Being among so many like-minded people provides the perfect opportunity to make new friends. While for a lot of us, the Stranger Danger impulse keeps us away from others, at a comic convention that inhibition can be relaxed a bit. Start out light. You don't have to dive into your manifesto on how Sue Dibny should be the Spectre right out of the gate. (Though, she should be, dammit!) Instead, a simple bit of appreciation for a tee shirt or a comment about a shared situation like standing in a line can be the perfect icebreaker, and can lead to a memorable moment, if not a great friendship.
A few years ago in San Diego, I stood in the Hyatt bar wearing a blue lantern shirt that I had Zazzled up before DC started selling them in droves. A fellow--I believe his name was Paul--came up to me, admired the shirt, and asked if I was the writer of Green Lantern. While I wish I had a career path similar to that of Geoff Johns, I told the truth. Still, this simple comment led to a ten minute conversation about the Green Lantern title and where we thought the story was heading. While we neither traded info, nor become besties or anything, that brief conversation stuck with me, and was one of the highlights of that convention.

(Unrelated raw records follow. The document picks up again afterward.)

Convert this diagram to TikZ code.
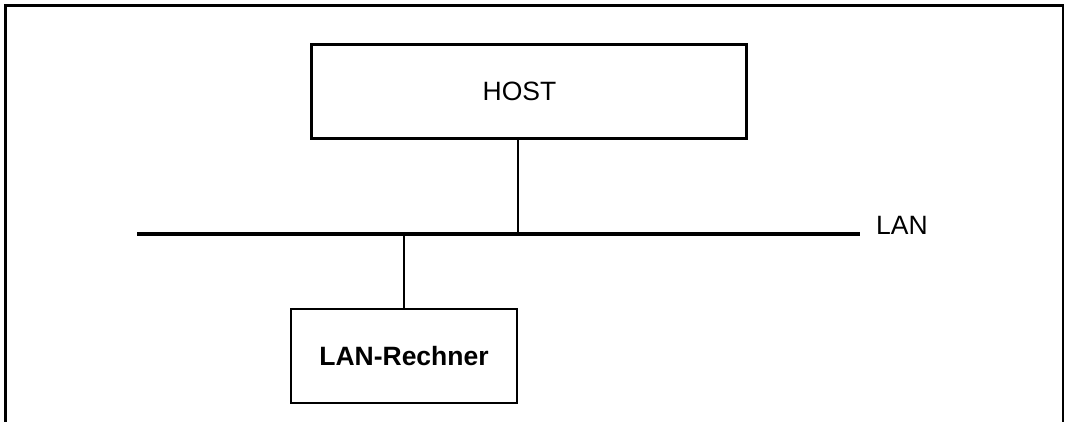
\documentclass[tikz,border=0pt]{standalone}
\usepackage{fontspec}
\setmainfont{Liberation Sans}

\begin{document}
\begin{tikzpicture}[x=1pt,y=-1pt,
    box/.style={draw,line width=2.2pt,rectangle,inner sep=0pt},
    lbl/.style={font=\fontsize{26.5}{31}\selectfont}]
    \useasboundingbox (0,0) rectangle (1066,422);
    % Rahmen
    \draw[line width=2.2pt] (5.5,422) -- (5.5,5.5) -- (1063,5.5) -- (1063,422);
    \node[box,minimum width=435pt,minimum height=94pt,
        label={[lbl,xshift=-9.5pt]center:HOST}] (host) at (529,91.5) {};
    \node[box,minimum width=226.5pt,minimum height=94pt,font=\fontsize{26.5}{31}\selectfont\bfseries]
        (rechner) at (404,356) {LAN-Rechner};
    \coordinate (busA) at (137,234);
    \coordinate (busB) at (860,234);
    \node[lbl,anchor=west,inner sep=0pt] (lan) at (876,225) {LAN};
    \draw[line width=4pt] (busA) -- (busB);
    \draw[line width=2.2pt] (host.south -| 517.7,0) -- (517.7,234);
    \draw[line width=2.2pt] (rechner.north) -- (404,234);
\end{tikzpicture}
\end{document}
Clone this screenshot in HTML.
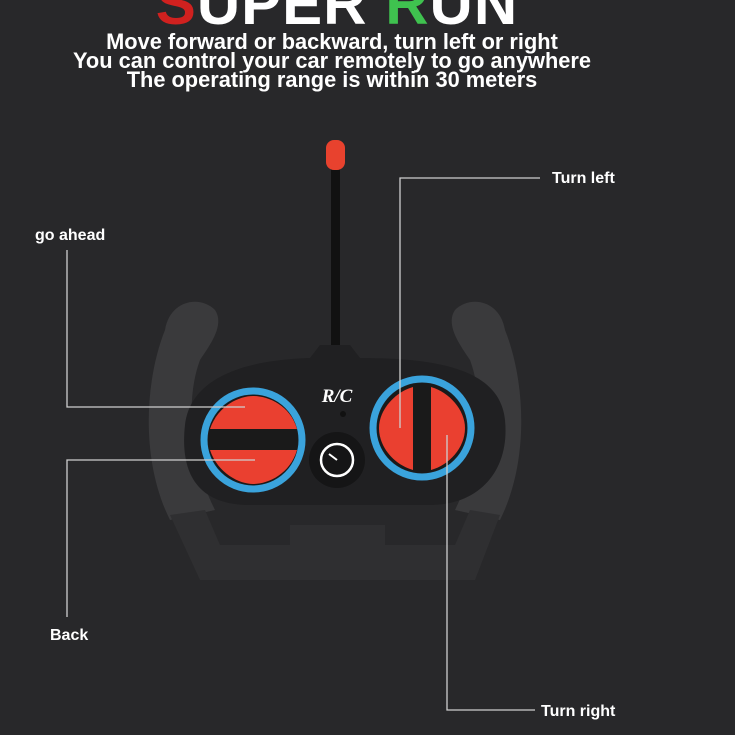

If you're looking for the best opportunities to meet people in San Diego, you'll find them in the hotel bars after the show. That's pretty obvious. Less obvious, and possibly even better, is the hidden cafeteria in the mezzanine area behind small press. On more than one occasion I have met a new friend over lunch by sharing one of the few tables in this area. Just make it clear that you have an open seat at your table, and you'll find someone to share it pretty quickly. Possibly even me.
So when you return home, try to bring back not only clothes, books, and autographs, but a few great memories and perhaps a new friend as well.